Opening up your ears to profound listening is one thing, neither of us has yet found a method of de-sensitising them so we returned to our soundproof room to look at and instrumentalise our maps.

We’d both been thinking about the construction or architecture of a sound work while we were mapping, and particularly with this inherent delay in recording our listening experience.. how to compositionally integrate the information in terms of musical flow..writing or scoring in order for them to play within their realm of experience and for it not to become stop-start-this-noise-that-noise; and what types of sounds have what effect – pitch rhythm, volume, stasis, sustain, decay. What information to keep what to leave out.

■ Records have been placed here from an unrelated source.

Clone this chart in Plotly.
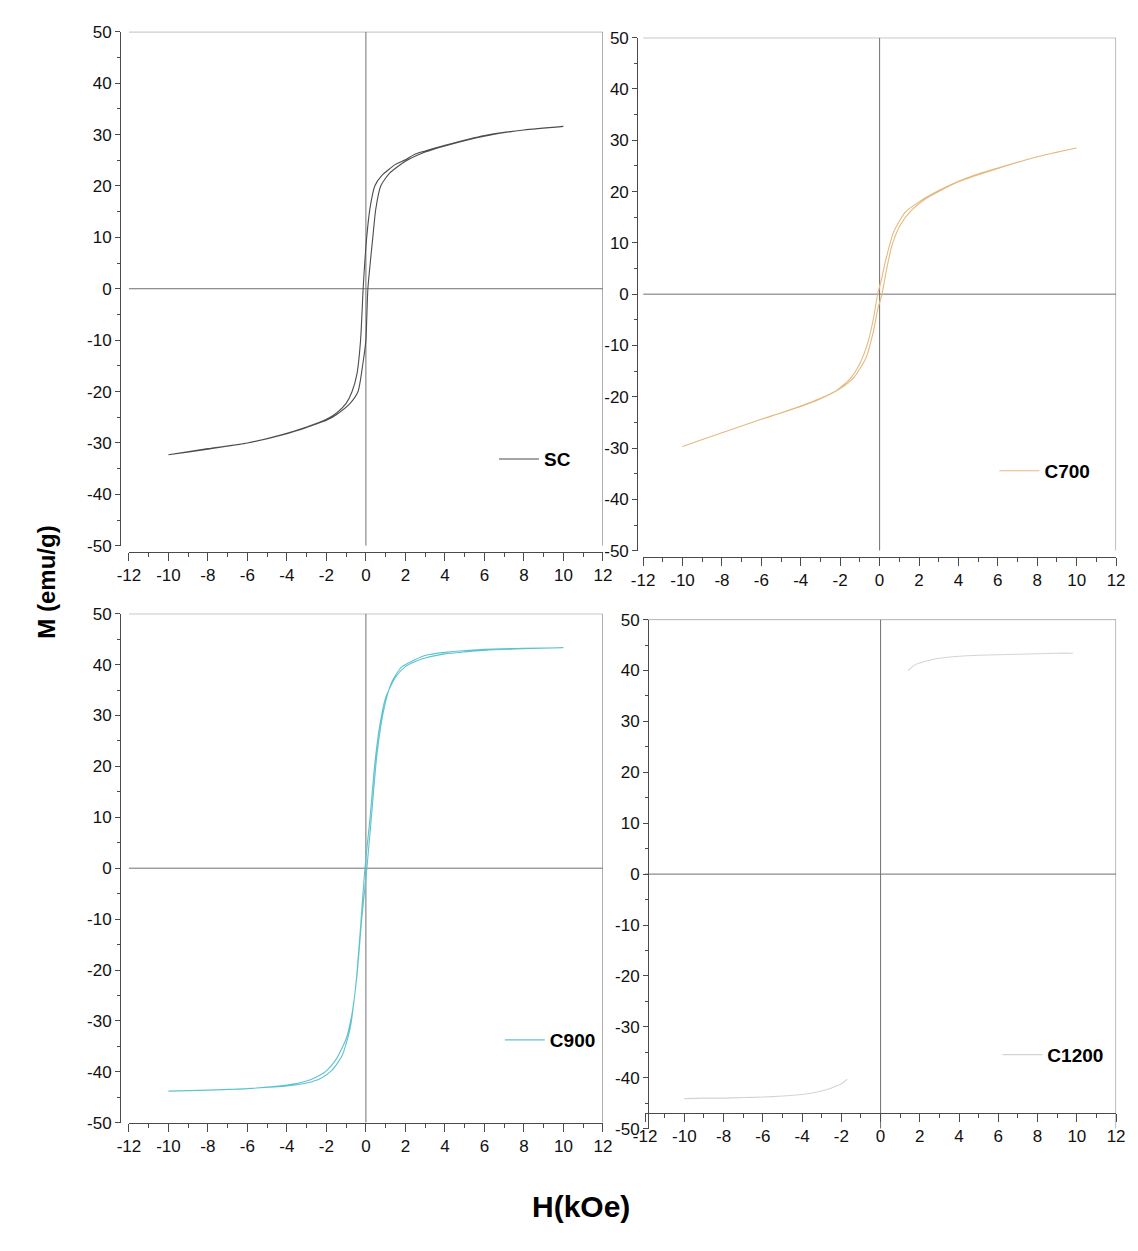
import plotly.graph_objects as go

PAGE_W, PAGE_H = 1138, 1251
BODY = 8                      # default page margin of the html body
FW, FH = PAGE_W - 2 * BODY, PAGE_H - 2 * BODY

# ---------------- data ----------------
# SC : descending branch (H from +10 to -10) and ascending branch (-10 to +10)
sc_h_desc = [10, 8, 6, 4, 3, 2.5, 2, 1.5, 0.8, 0.45, 0.2, 0.04, -0.06, -0.14, -0.27, -0.45, -0.7, -1.0, -1.5, -2, -3, -4, -6, -8, -10]
sc_m_desc = [31.6, 30.9, 29.8, 27.9, 26.8, 26.2, 25.1, 24.2, 22.0, 20.0, 15.5, 10.0, 5.0, 0.0, -10.0, -16.5, -20.0, -22.3, -24.2, -25.4, -26.9, -28.1, -30.0, -31.1, -32.3]
sc_h_asc = [-10, -8, -6, -4, -3, -2.5, -2, -1.5, -0.8, -0.4, -0.15, 0.0, 0.05, 0.1, 0.35, 0.5, 0.75, 1.2, 2, 3, 4, 6, 8, 10]
sc_m_asc = [-32.3, -31.2, -30.0, -28.2, -27.0, -26.3, -25.6, -24.5, -22.3, -20.0, -14.5, -10.0, -5.0, 0.0, 10.0, 15.5, 20.0, 22.5, 24.8, 26.6, 27.8, 29.7, 30.9, 31.6]

# C700
c7_h_desc = [10, 8, 6, 4.8, 4, 3, 2, 1.3, 0.7, 0.3, 0.1, -0.1, -0.3, -0.6, -1.0, -1.5, -2.2, -3, -4, -6, -8, -10]
c7_m_desc = [28.5, 26.8, 24.6, 23.2, 22.0, 20.2, 18.0, 16.0, 12.0, 6.5, 3.0, 0.0, -4.5, -9.5, -13.5, -16.5, -18.8, -20.3, -21.8, -24.4, -27.0, -29.7]
c7_h_asc = [-10, -8, -6, -4, -3, -2, -1.3, -0.7, -0.3, -0.1, 0.12, 0.35, 0.65, 1.05, 1.6, 2.3, 3, 4, 6, 8, 10]
c7_m_asc = [-29.7, -27.0, -24.4, -21.9, -20.4, -18.4, -16.2, -12.5, -7.0, -3.0, 0.0, 4.8, 9.8, 13.5, 16.3, 18.5, 20.0, 21.9, 24.5, 26.8, 28.5]

# C900
c9_h_desc = [10, 8, 6, 5, 4, 3, 2.5, 2, 1.5, 1, 0.7, 0.45, 0.2, -0.05, -0.25, -0.5, -0.8, -1.2, -1.7, -2.3, -3, -4, -6, -8, -10]
c9_m_desc = [43.3, 43.1, 42.8, 42.5, 42.1, 41.3, 40.6, 39.6, 37.5, 33.5, 28.0, 20.5, 9.5, 0.0, -10.5, -22.5, -31.5, -36.8, -39.6, -41.3, -42.2, -42.8, -43.3, -43.6, -43.8]
c9_h_asc = [-10, -8, -6, -4, -3, -2.5, -2, -1.5, -1, -0.7, -0.45, -0.2, 0.05, 0.3, 0.55, 0.9, 1.3, 1.8, 2.5, 3, 4, 6, 8, 10]
c9_m_asc = [-43.8, -43.6, -43.3, -42.6, -41.8, -41.0, -39.8, -37.5, -33.5, -28.5, -21.0, -9.5, 0.0, 11.0, 22.0, 31.0, 36.5, 39.5, 41.0, 41.8, 42.4, 43.0, 43.2, 43.3]

# C1200 (only the parts that remain visible in the scan)
c12_h_hi = [1.4, 1.8, 2.5, 3, 4, 5, 6, 7, 8, 9, 9.8]
c12_m_hi = [40.0, 41.2, 42.0, 42.4, 42.8, 43.0, 43.1, 43.2, 43.3, 43.4, 43.4]
c12_h_lo = [-10, -9, -8, -7, -6, -5, -4, -3, -2.5, -2, -1.7]
c12_m_lo = [-44.1, -44.0, -44.0, -43.9, -43.8, -43.6, -43.3, -42.6, -42.0, -41.2, -40.3]

samples = ["SC", "C700", "C900", "C1200"]
colors = ["#4d4d4d", "#e4b97f", "#5fc3cf", "#d4d4d4"]

x_ticks = [-12, -10, -8, -6, -4, -2, 0, 2, 4, 6, 8, 10, 12]
y_ticks = [-50, -40, -30, -20, -10, 0, 10, 20, 30, 40, 50]
x_range = [-12, 12]
y_range = [-50, 50]
x_title = "H(kOe)"
y_title = "M (emu/g)"

# ---------------- layout geometry (page pixels) ----------------
def fx(p):
    return (p - BODY) / FW

def fy(p):
    return 1 - (p - BODY) / FH

# x0, x1 (H=-12..12), yt, yb (M=50..-50), y-axis x pos, x-axis y pos
panels = [
    dict(x0=119, x1=602, yt=23, yb=545, ya=110, xa=551),
    dict(x0=643, x1=1125, yt=29, yb=550, ya=637, xa=556),
    dict(x0=119, x1=602, yt=614, yb=1131, ya=110, xa=1131),
    dict(x0=645, x1=1125, yt=620, yb=1137, ya=648, xa=1121),
]
legend_pos = [(491, 457), (1001, 469), (497, 1047), (1004, 1062)]

fig = go.Figure()

loops = [
    (sc_h_desc + sc_h_asc, sc_m_desc + sc_m_asc),
    (c7_h_desc + c7_h_asc, c7_m_desc + c7_m_asc),
    (c9_h_desc + c9_h_asc, c9_m_desc + c9_m_asc),
    (c12_h_hi + [None] + c12_h_lo, c12_m_hi + [None] + c12_m_lo),
]

tick_font = dict(family="Liberation Sans Narrow, Arial Narrow, Liberation Sans", size=17, color="#111111")
axis_col = "#4a4a4a"

for i, (p, (hx, my)) in enumerate(zip(panels, loops)):
    n = "" if i == 0 else str(i + 1)
    xa = "x" + n
    ya = "y" + n
    lg = "legend" + n
    fig.add_trace(go.Scatter(
        x=hx, y=my, mode="lines", name=samples[i],
        line=dict(color=colors[i], width=1.1, shape="spline", smoothing=0.6),
        xaxis=xa, yaxis=ya, legend=lg, connectgaps=False,
    ))
    fig.layout["xaxis" + n] = dict(
        domain=[fx(p["x0"]), fx(p["x1"])], range=x_range, anchor="free",
        position=fy(p["xa"]), tickmode="array", tickvals=x_ticks,
        ticktext=[str(v) for v in x_ticks],
        showline=True, linecolor=axis_col, linewidth=1,
        ticks="outside", ticklen=8, tickcolor=axis_col, tickwidth=1,
        minor=dict(dtick=1, tick0=0, ticks="outside", ticklen=4, tickcolor=axis_col),
        showgrid=False, zeroline=False, tickfont=tick_font,
    )
    fig.layout["yaxis" + n] = dict(
        domain=[fy(p["yb"]), fy(p["yt"])], range=y_range, anchor="free",
        position=fx(p["ya"]), tickmode="array", tickvals=y_ticks,
        ticktext=[str(v) for v in y_ticks],
        showline=True, linecolor=axis_col, linewidth=1,
        ticks="outside", ticklen=5, tickcolor=axis_col, tickwidth=1,
        minor=dict(dtick=5, tick0=0, ticks="outside", ticklen=3, tickcolor=axis_col),
        showgrid=False, zeroline=False, tickfont=tick_font,
    )
    # frame (top + right) and zero lines
    lc = dict(color="#707070", width=1)
    fig.add_shape(type="line", xref=xa, yref=ya, x0=x_range[0], x1=x_range[1], y0=y_range[1], y1=y_range[1], line=lc, layer="below")
    fig.add_shape(type="line", xref=xa, yref=ya, x0=x_range[1], x1=x_range[1], y0=y_range[0], y1=y_range[1], line=lc, layer="below")
    fig.add_shape(type="line", xref=xa, yref=ya, x0=x_range[0], x1=x_range[1], y0=0, y1=0, line=lc, layer="below")
    fig.add_shape(type="line", xref=xa, yref=ya, x0=0, x1=0, y0=y_range[0], y1=y_range[1], line=lc, layer="below")
    lx, ly = legend_pos[i]
    fig.layout[lg] = dict(
        x=fx(lx), y=fy(ly), xanchor="left", yanchor="middle",
        bgcolor="rgba(0,0,0,0)", borderwidth=0, itemwidth=40,
        font=dict(family="Liberation Sans Narrow, Arial Narrow, Liberation Sans", size=19, color="#000000", weight="bold"),
    )

fig.add_annotation(
    text=y_title, xref="paper", yref="paper", x=fx(35), y=fy(582),
    xanchor="center", yanchor="middle",
    showarrow=False, textangle=-90,
    font=dict(family="Liberation Sans, Arial", size=24, color="#000000", weight="bold"),
)
fig.add_annotation(
    text=x_title, xref="paper", yref="paper", x=fx(580), y=fy(1216),
    xanchor="center", yanchor="middle",
    showarrow=False,
    font=dict(family="Liberation Sans Narrow, Arial Narrow, Liberation Sans", size=30, color="#000000", weight="bold"),
)

fig.update_layout(
    width=FW, height=FH, autosize=False,
    margin=dict(l=0, r=0, t=0, b=0),
    paper_bgcolor="white", plot_bgcolor="white",
    showlegend=True,
)

fig.write_html("out.html")
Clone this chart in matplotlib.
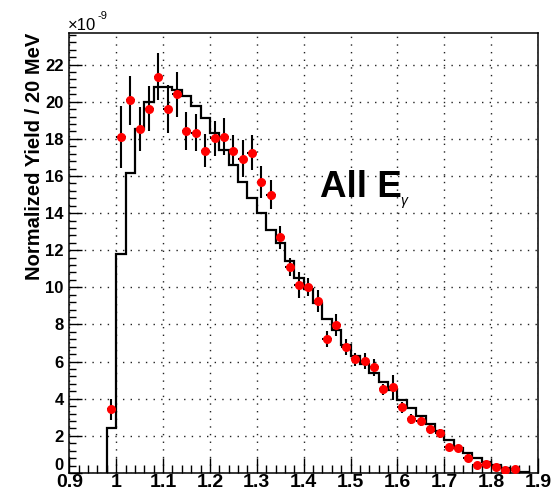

Claire intended her spherical map to be a straight forward representation of actuality – metal things, trees etc.. through which she could push her listening, she found there was a block (possibly a building?) at around 2/3rds.. Jane felt a need to do several overlaid layers of transparent maps to get closer to 3 dimensions, feeling a frustration in having to record everything on one page as recording each new piece of sonic information in 2D risked obliterating earlier marks in the urgency of responding to the immediacy of the soundscape. Whether a sound happened for a second or 20mins it all ends up on the map.

These maps were a great aid to describing how & what each of us hears and how our disciplines affect that. Combining our perceptions got us much closer to getting inside sounds.